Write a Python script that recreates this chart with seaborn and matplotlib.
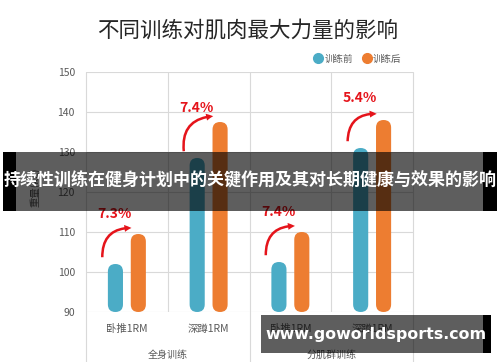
import pandas as pd
import matplotlib
matplotlib.use('Agg')
import matplotlib.pyplot as plt
import matplotlib.transforms as mtransforms
from matplotlib.patches import FancyBboxPatch, FancyArrowPatch, Rectangle
from matplotlib.lines import Line2D
import seaborn as sns

# chart data
groups = ['全身训练', '全身训练', '分肌群训练', '分肌群训练']
exercises = ['卧推1RM', '深蹲1RM', '卧推1RM', '深蹲1RM']
before = [102, 128.5, 102.5, 131]
after = [109.5, 137.5, 110, 138]
gains = ['7.3%', '7.4%', '7.4%', '5.4%']
series = ['训练前', '训练后']
colors = ['#4BACC6', '#ED7D31']
title = '不同训练对肌肉最大力量的影响'
banner = '持续性训练在健身计划中的关键作用及其对长期健康与效果的影响'
site = 'www.goworldsports.com'

sns.set_style('white')
plt.rcParams['font.family'] = ['Noto Sans CJK SC', 'DejaVu Sans']

keys = [g + '/' + e for g, e in zip(groups, exercises)]
df = pd.DataFrame({
    'key': keys * 2,
    'series': [series[0]] * 4 + [series[1]] * 4,
    'value': before + after,
})

W, H = 500, 362
fig = plt.figure(figsize=(W / 100, H / 100), dpi=100)
ax = fig.add_axes([86 / W, 50 / H, 327 / W, 240 / H])

sns.barplot(data=df, x='key', y='value', hue='series', palette=colors,
            width=0.56, gap=0.34, ax=ax, legend=False, saturation=1)
ax.set_xlim(-0.5, 3.5)
ax.set_ylim(90, 150)

# turn the bars into rounded pills
p0, p1 = ax.transData.transform([[0, 90], [1, 100]])
aspect = (p1[0] - p0[0]) / ((p1[1] - p0[1]) / 10)
for p in list(ax.patches):
    x, w, h = p.get_x(), p.get_width(), p.get_height()
    fc = p.get_facecolor()
    p.set_visible(False)
    ax.add_patch(FancyBboxPatch((x, 90), w, h - 90,
                                boxstyle=f'round,pad=0,rounding_size={w / 2}',
                                mutation_aspect=aspect, fc=fc, ec='none', zorder=3))

# grid
grid_c = '#d9d9d9'
ax.set_axisbelow(True)
ax.set_yticks(range(90, 151, 10))
ax.yaxis.grid(True, color=grid_c, lw=0.8)
for x in [0.5, 2.5]:
    ax.axvline(x, color=grid_c, lw=0.8, zorder=1)
for x in [-0.5, 1.5, 3.5]:
    ax.axvline(x, ymin=-0.21, ymax=1, color=grid_c, lw=0.8, clip_on=False, zorder=1)
for s in ax.spines.values():
    s.set_visible(False)

txt_c = '#595959'
ax.set_xticks(range(4))
ax.set_xticklabels(exercises)
ax.tick_params(axis='x', length=0, pad=8.5, labelsize=7.5, labelcolor=txt_c)
ax.tick_params(axis='y', length=0, pad=8, labelsize=7.5, labelcolor=txt_c)
ax.set_xlabel('')
ax.set_ylabel('重量(kg)', fontsize=7.5, color=txt_c)
ax.yaxis.set_label_coords(-0.14, 0.52)

blend = mtransforms.blended_transform_factory(ax.transData, ax.transAxes)
for i, g in enumerate(groups[::2]):
    ax.text(i * 2 + 0.5, -0.18, g, transform=blend, ha='center', va='center',
            fontsize=7.2, color=txt_c)

# growth annotations
red = '#E5141B'
for i in range(4):
    ax.text(i - 0.15, before[i] + 12.5, gains[i], color=red, fontweight='bold',
            fontsize=10, ha='center', va='center', zorder=5)
    ax.add_patch(FancyArrowPatch((i - 0.3, before[i] + 1), (i + 0.09, after[i] + 1.5),
                                 connectionstyle='arc3,rad=-0.55',
                                 arrowstyle='simple,head_width=5,head_length=5,tail_width=1.8',
                                 color=red, lw=0, zorder=5))

fig.text(248 / W, 1 - 32 / H, title, ha='center', va='center', fontsize=15.5, color='#262626')

handles = [Line2D([], [], marker='o', ls='', markersize=7, color=c) for c in colors]
fig.legend(handles, series, loc='center', bbox_to_anchor=(358 / W, 1 - 59 / H), ncol=2,
           frameon=False, fontsize=6.8, handletextpad=0.3, columnspacing=1.0,
           handlelength=0.8, labelcolor=txt_c)

# overlay banner
def box(x0, x1, y0, y1, **kw):
    fig.add_artist(Rectangle((x0 / W, 1 - y1 / H), (x1 - x0) / W, (y1 - y0) / H,
                             transform=fig.transFigure, ec='none', zorder=10, **kw))

box(3, 16, 152, 211, fc='black')
box(16, 483, 152, 211, fc='black', alpha=0.63)
box(483, 497, 152, 211, fc='black')
fig.text(250 / W, 1 - 181 / H, banner, color='white', fontsize=12.25, fontweight='bold',
         ha='center', va='center', zorder=11)

box(261, 483, 315, 353, fc='black', alpha=0.63)
box(483, 491, 315, 353, fc='black')
fig.text(375.5 / W, 1 - 334 / H, site, color='white', fontsize=11.4, fontweight='bold',
         ha='center', va='center', zorder=11, family='DejaVu Sans')

fig.savefig('out.png', dpi=100)
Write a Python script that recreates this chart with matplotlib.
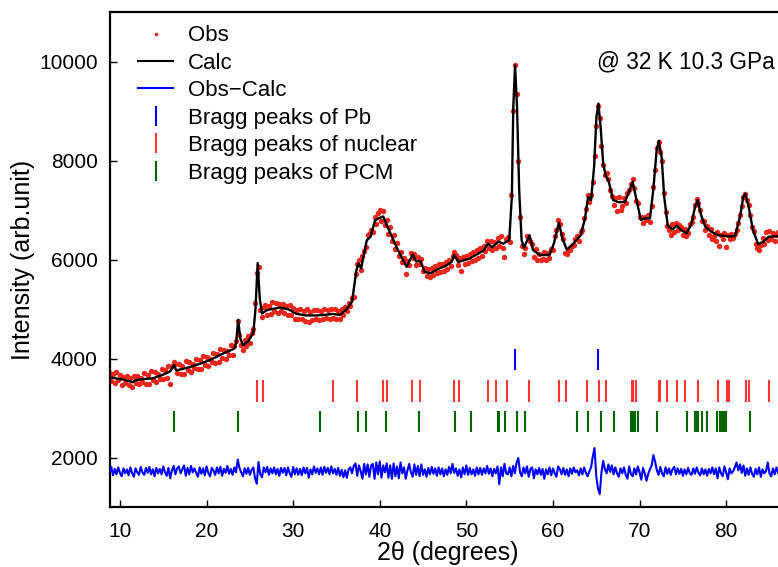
import numpy as np
import matplotlib
matplotlib.use('Agg')
import matplotlib.pyplot as plt
from matplotlib.lines import Line2D

plt.rcParams['font.family'] = ['Liberation Sans', 'DejaVu Sans']

# ---------------- data ----------------
two_theta_start = 8.8
two_theta_step = 0.2

obs = [
    3700, 3540, 3680, 3500, 3720, 3560, 3660, 3470, 3620, 3510,
    3650, 3460, 3600, 3420, 3650, 3500, 3640, 3480, 3610, 3520,
    3700, 3490, 3660, 3480, 3740, 3560, 3720, 3520, 3680, 3590,
    3780, 3590, 3760, 3600, 3850, 3480, 3850, 3930, 3880, 3700,
    3880, 3690, 3850, 3680, 3940, 3760, 3920, 3730, 3880, 3800,
    3980, 3780, 3960, 3790, 4050, 3870, 4030, 3840, 4000, 3920,
    4110, 3910, 4090, 3930, 4190, 4020, 4180, 3990, 4150, 4080,
    4280, 4070, 4260, 4360, 4760, 4480, 4280, 4180, 4380, 4250,
    4450, 4310, 4520, 4600, 5120, 5720, 5850, 4980, 4840, 5040,
    5080, 4880, 5070, 4900, 5140, 4960, 5120, 4920, 5100, 4960,
    5110, 4920, 5070, 4880, 5090, 4880, 5020, 4800, 4980, 4790,
    4990, 4790, 4950, 4760, 4990, 4730, 4940, 4780, 4970, 4800,
    4970, 4780, 4960, 4800, 4990, 4810, 4980, 4790, 5010, 4820,
    5000, 4800, 4960, 4790, 4990, 4870, 5040, 4950, 5130, 5060,
    5230, 5250, 5700, 5900, 5990, 5780, 6070, 6180, 6250, 6500,
    6520, 6600, 6550, 6860, 6720, 6930, 7010, 6780, 6980, 6700,
    6800, 6520, 6650, 6380, 6500, 6220, 6340, 6080, 6150, 5950,
    6030, 5700, 5960, 5880, 6130, 6040, 6120, 5880, 6060, 5900,
    6020, 5760, 5830, 5660, 5810, 5650, 5820, 5680, 5860, 5720,
    5900, 5740, 5910, 5760, 5940, 5800, 5990, 5870, 6080, 6150,
    6090, 5880, 6030, 5770, 6060, 5910, 6080, 5930, 6110, 5960,
    6150, 5990, 6190, 6030, 6230, 6080, 6270, 6170, 6380, 6240,
    6370, 6190, 6360, 6240, 6430, 6270, 6480, 6230, 6050, 6420,
    6450, 6360, 7300, 9000, 9930, 9350, 8000, 6850, 6270, 6120,
    6230, 6480, 6400, 6380, 6320, 6060, 6210, 5980, 6120, 5990,
    6010, 6160, 5990, 6140, 6030, 6210, 6190, 6470, 6600, 6790,
    6720, 6510, 6420, 6130, 6120, 6190, 6200, 6270, 6290, 6420,
    6470, 6380, 6560, 6590, 6840, 7020, 7310, 7170, 7310, 7560,
    8100, 8700, 9100, 8850, 8300, 7900, 7700, 7740, 7620, 7400,
    7280, 7100, 7240, 6980, 7260, 7000, 7090, 7240, 7140, 7340,
    7410, 7520, 7630, 7440, 7190, 7140, 6850, 6850, 6740, 6860,
    6790, 6890, 6750, 7080, 7470, 7800, 8250, 8380, 8180, 7990,
    7350, 6950, 6680, 6600, 6500, 6710, 6560, 6730, 6600, 6690,
    6650, 6500, 6620, 6470, 6530, 6720, 6760, 6850, 7100, 7220,
    7150, 7000, 6780, 6770, 6590, 6670, 6500, 6620, 6420, 6480,
    6370, 6550, 6280, 6490, 6410, 6530, 6250, 6500, 6420, 6520,
    6430, 6510, 6600, 6740, 6900, 7080, 7260, 7320, 7200, 7100,
    6900, 6650, 6580, 6320, 6230, 6200, 6290, 6440, 6310, 6560,
    6400, 6570, 6410, 6530, 6370, 6500, 6560,
]

obs_minus_calc = [
    1720, 1810, 1640, 1770, 1660, 1800, 1690, 1620, 1780, 1680,
    1760, 1640, 1800, 1690, 1610, 1780, 1700, 1650, 1810, 1700,
    1650, 1790, 1690, 1810, 1660, 1760, 1620, 1790, 1680, 1770,
    1660, 1820, 1700, 1630, 1790, 1580, 1740, 1830, 1660, 1780,
    1820, 1680, 1760, 1840, 1630, 1790, 1660, 1830, 1700, 1780,
    1690, 1610, 1800, 1670, 1780, 1640, 1820, 1690, 1620, 1790,
    1740, 1650, 1800, 1680, 1810, 1630, 1770, 1690, 1830, 1670,
    1770, 1650, 1800, 1700, 1960, 1790, 1700, 1620, 1780, 1670,
    1790, 1650, 1750, 1800, 1580, 1470, 1910, 1660, 1600, 1800,
    1700, 1810, 1650, 1780, 1680, 1800, 1660, 1770, 1630, 1790,
    1690, 1790, 1640, 1800, 1680, 1610, 1810, 1660, 1780, 1650,
    1770, 1640, 1800, 1680, 1790, 1590, 1760, 1660, 1820, 1690,
    1780, 1660, 1800, 1650, 1810, 1690, 1790, 1660, 1820, 1680,
    1770, 1650, 1790, 1630, 1750, 1600, 1740, 1590, 1760, 1800,
    1680, 1830, 1880, 1630, 1840, 1720, 1570, 1870, 1660, 1860,
    1610, 1840, 1870, 1570, 1900, 1660, 1920, 1590, 1840, 1700,
    1880, 1590, 1840, 1570, 1880, 1620, 1820, 1580, 1900, 1680,
    1800, 1570, 1740, 1870, 1700, 1610, 1860, 1650, 1830, 1620,
    1860, 1650, 1760, 1610, 1790, 1660, 1810, 1670, 1780, 1630,
    1800, 1660, 1780, 1620, 1760, 1650, 1810, 1680, 1870, 1690,
    1780, 1630, 1760, 1600, 1800, 1660, 1840, 1650, 1790, 1660,
    1760, 1630, 1800, 1660, 1790, 1650, 1780, 1680, 1830, 1670,
    1780, 1620, 1770, 1680, 1820, 1460, 1800, 1620, 1870, 1680,
    1660, 1800, 1620, 1830, 1680, 1900, 1990, 1700, 1620, 1800,
    1680, 1820, 1610, 1770, 1800, 1580, 1760, 1660, 1790, 1650,
    1770, 1570, 1760, 1660, 1800, 1640, 1780, 1680, 1610, 1820,
    1760, 1660, 1790, 1650, 1760, 1620, 1780, 1670, 1800, 1700,
    1740, 1640, 1780, 1660, 1800, 1690, 1620, 1720, 1800, 2020,
    2190, 1620, 1370, 1260, 1700, 1930, 1760, 1680, 1860, 1710,
    1840, 1660, 1800, 1680, 1610, 1780, 1680, 1800, 1650, 1570,
    1820, 1670, 1620, 1780, 1660, 1820, 1700, 1550, 1790, 1680,
    1530, 1670, 1760, 1840, 2050, 1910, 1740, 1650, 1810, 1680,
    1620, 1800, 1670, 1780, 1650, 1760, 1810, 1660, 1780, 1670,
    1770, 1630, 1760, 1660, 1790, 1680, 1650, 1780, 1670, 1800,
    1690, 1640, 1780, 1660, 1760, 1630, 1770, 1680, 1800, 1660,
    1780, 1580, 1800, 1680, 1620, 1820, 1700, 1560, 1780, 1680,
    1720, 1800, 1900, 1740, 1860, 1690, 1840, 1630, 1780, 1650,
    1800, 1670, 1610, 1770, 1660, 1800, 1610, 1760, 1680, 1720,
    1900, 1680, 1620, 1780, 1660, 1800, 1690,
]

calc_x = [8.85, 9.5, 10.5, 11.5, 11.7, 12.5, 13.8, 14.8, 15.8, 16.25, 16.5,
          17.5, 18.5, 19.5, 20.4, 21.9, 23.2, 23.4, 23.65, 23.9, 24.2, 24.8,
          25.4, 25.65, 25.9, 26.15, 26.4, 27.0, 28.5, 29.5, 30.4, 31.5, 32.7,
          33.5, 34.6, 35.4, 36.2, 36.8, 37.3, 37.55, 37.85, 38.5, 38.95, 39.45,
          39.85, 40.4, 40.8, 41.4, 42.1, 43.1, 43.8, 44.2, 44.7, 45.2, 45.8,
          46.9, 47.5, 48.3, 48.6, 49.05, 50.4, 51.95, 52.5, 53.0, 53.7, 54.25,
          54.95, 55.25, 55.42, 55.62, 55.85, 56.1, 56.38, 56.65, 57.3, 57.7,
          58.5, 59.6, 60.1, 60.68, 61.1, 61.6, 62.35, 63.2, 63.7, 64.05, 64.4,
          64.75, 65.02, 65.25, 65.5, 65.8, 66.08, 66.45, 66.95, 67.5, 68.3,
          68.8, 69.2, 69.65, 70.15, 70.6, 71.2, 71.58, 71.97, 72.22, 72.55,
          72.85, 73.25, 73.8, 74.3, 74.85, 75.45, 76.0, 76.45, 76.7, 77.1,
          77.6, 78.3, 79.1, 80.2, 81.0, 81.6, 81.97, 82.22, 82.6, 83.1, 83.7,
          84.3, 84.9, 86.0, 86.8]
calc_y = [3620, 3600, 3570, 3520, 3560, 3580, 3600, 3660, 3740, 3870, 3760,
          3800, 3850, 3910, 3970, 4100, 4200, 4300, 4780, 4400, 4270, 4340,
          4520, 5000, 5930, 5200, 4910, 4980, 5030, 4990, 4900, 4870, 4870,
          4880, 4900, 4880, 5000, 5150, 5780, 5920, 5820, 6390, 6460, 6790,
          6830, 6870, 6700, 6460, 6190, 5850, 6100, 5960, 5970, 5750, 5720,
          5820, 5860, 5950, 6090, 5950, 6020, 6176, 6320, 6250, 6360, 6320,
          6390, 7260, 9080, 9920, 9080, 7400, 6390, 6240, 6490, 6190,
          6090, 6090, 6320, 6740, 6420, 6200, 6320, 6490, 6830, 7260, 7200,
          7870, 8880, 9150, 8680, 7940, 7700, 7570, 7200, 7160, 7160,
          7370, 7570, 7200, 6800, 6830, 6830, 7400, 8200, 8400, 8070,
          7260, 6690, 6610, 6680, 6590, 6530, 6730, 7100, 7200, 6900,
          6660, 6560, 6490, 6470, 6470, 6860, 7260, 7330, 7060, 6590, 6310,
          6360, 6460, 6470, 6480]

bragg_pb = [55.61, 65.23]
bragg_nuclear = [25.86, 26.47, 34.56, 37.41, 40.33, 40.86, 43.72, 44.64,
                 48.57, 49.11, 52.46, 53.42, 54.69, 57.27, 60.66, 61.54,
                 63.93, 65.27, 66.16, 69.12, 69.28, 69.55, 72.2, 72.39,
                 73.12, 74.28, 75.24, 76.71, 79.09, 80.09, 80.28, 82.25,
                 82.67, 84.94]
bragg_pcm = [16.24, 23.66, 33.1, 37.44, 38.4, 40.72, 44.49, 48.65, 50.57,
             53.69, 53.8, 54.5, 55.85, 56.8, 62.77, 64.0, 65.54, 67.04,
             69.0, 69.28, 69.47, 69.86, 72.04, 75.51, 76.4, 76.59, 76.78,
             77.17, 77.82, 78.9, 79.28, 79.48, 79.75, 79.98, 82.71]

labels = ['Obs', 'Calc', 'Obs\u2212Calc', 'Bragg peaks of Pb',
          'Bragg peaks of nuclear', 'Bragg peaks of PCM']
annotation = '@ 32 K 10.3 GPa'

# ---------------- styles ----------------
RED_OBS = '#e8261c'
RED_TICK = '#ff3535'
BLUE = '#0000ff'
GREEN = '#006400'

x_obs = two_theta_start + two_theta_step * np.arange(len(obs))
x_diff = two_theta_start + two_theta_step * np.arange(len(obs_minus_calc))

W, H = 778, 567
fig = plt.figure(figsize=(W / 100, H / 100), dpi=100)
ax = fig.add_axes([110 / W, 60 / H, 675 / W, 495 / H])

ax.plot(x_obs, obs, ls='none', marker='o', ms=3.9, mew=0, color=RED_OBS, zorder=2)
ax.plot(calc_x, calc_y, color='black', lw=1.7, zorder=3)
ax.plot(x_diff, obs_minus_calc, color=BLUE, lw=1.5, zorder=3)

ax.vlines(bragg_pb, 3760, 4190, color=BLUE, lw=1.5)
ax.vlines(bragg_nuclear, 3130, 3570, color=RED_TICK, lw=1.5)
ax.vlines(bragg_pcm, 2510, 2945, color=GREEN, lw=1.5)

ax.set_xlim(8.85, 8.85 + 675 / 8.66)
ax.set_ylim(1000, 11000)
ax.set_xticks([10, 20, 30, 40, 50, 60, 70, 80])
ax.set_yticks([2000, 4000, 6000, 8000, 10000])

for s in ['left', 'bottom', 'top']:
    ax.spines[s].set_linewidth(1.6)
ax.spines['right'].set_visible(False)
ax.tick_params(axis='both', direction='in', length=5, width=1.0, labelsize=15)
ax.tick_params(axis='y', pad=9)
ax.tick_params(axis='x', pad=11)

ax.set_xlabel('2\u03b8 (degrees)', fontsize=18, labelpad=0)
ax.set_ylabel('Intensity (arb.unit)', fontsize=18, labelpad=3)

ax.text(65.08, 10000, annotation, fontsize=16.3, ha='left', va='center')

handles = [
    Line2D([], [], ls='none', marker='o', ms=2.6, mew=0, color=RED_OBS),
    Line2D([], [], color='black', lw=1.5),
    Line2D([], [], color=BLUE, lw=1.5),
    Line2D([], [], ls='none', marker='|', ms=15, mew=1.5, color=BLUE),
    Line2D([], [], ls='none', marker='|', ms=15, mew=1.5, color=RED_TICK),
    Line2D([], [], ls='none', marker='|', ms=15, mew=1.5, color=GREEN),
]
ax.legend(handles, labels, loc='upper left', bbox_to_anchor=(0.0415, 0.973),
          frameon=False, fontsize=16, borderpad=0, borderaxespad=0,
          handlelength=1.58, handletextpad=0.68, labelspacing=0.29,
          numpoints=1)

fig.savefig('out.png', dpi=100)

════════════════

**EXERCISE GOAL**
Please repeat exactly the data above from its first line to the line that contains "mutation_aspect=aspect, fc=fc, ec='none', zorder=3))", inclusive, and leave every picture out.

**OUTPUT FOR THIS EXERCISE**
Write a Python script that recreates this chart with seaborn and matplotlib.
import pandas as pd
import matplotlib
matplotlib.use('Agg')
import matplotlib.pyplot as plt
import matplotlib.transforms as mtransforms
from matplotlib.patches import FancyBboxPatch, FancyArrowPatch, Rectangle
from matplotlib.lines import Line2D
import seaborn as sns

# chart data
groups = ['全身训练', '全身训练', '分肌群训练', '分肌群训练']
exercises = ['卧推1RM', '深蹲1RM', '卧推1RM', '深蹲1RM']
before = [102, 128.5, 102.5, 131]
after = [109.5, 137.5, 110, 138]
gains = ['7.3%', '7.4%', '7.4%', '5.4%']
series = ['训练前', '训练后']
colors = ['#4BACC6', '#ED7D31']
title = '不同训练对肌肉最大力量的影响'
banner = '持续性训练在健身计划中的关键作用及其对长期健康与效果的影响'
site = 'www.goworldsports.com'

sns.set_style('white')
plt.rcParams['font.family'] = ['Noto Sans CJK SC', 'DejaVu Sans']

keys = [g + '/' + e for g, e in zip(groups, exercises)]
df = pd.DataFrame({
    'key': keys * 2,
    'series': [series[0]] * 4 + [series[1]] * 4,
    'value': before + after,
})

W, H = 500, 362
fig = plt.figure(figsize=(W / 100, H / 100), dpi=100)
ax = fig.add_axes([86 / W, 50 / H, 327 / W, 240 / H])

sns.barplot(data=df, x='key', y='value', hue='series', palette=colors,
            width=0.56, gap=0.34, ax=ax, legend=False, saturation=1)
ax.set_xlim(-0.5, 3.5)
ax.set_ylim(90, 150)

# turn the bars into rounded pills
p0, p1 = ax.transData.transform([[0, 90], [1, 100]])
aspect = (p1[0] - p0[0]) / ((p1[1] - p0[1]) / 10)
for p in list(ax.patches):
    x, w, h = p.get_x(), p.get_width(), p.get_height()
    fc = p.get_facecolor()
    p.set_visible(False)
    ax.add_patch(FancyBboxPatch((x, 90), w, h - 90,
                                boxstyle=f'round,pad=0,rounding_size={w / 2}',
                                mutation_aspect=aspect, fc=fc, ec='none', zorder=3))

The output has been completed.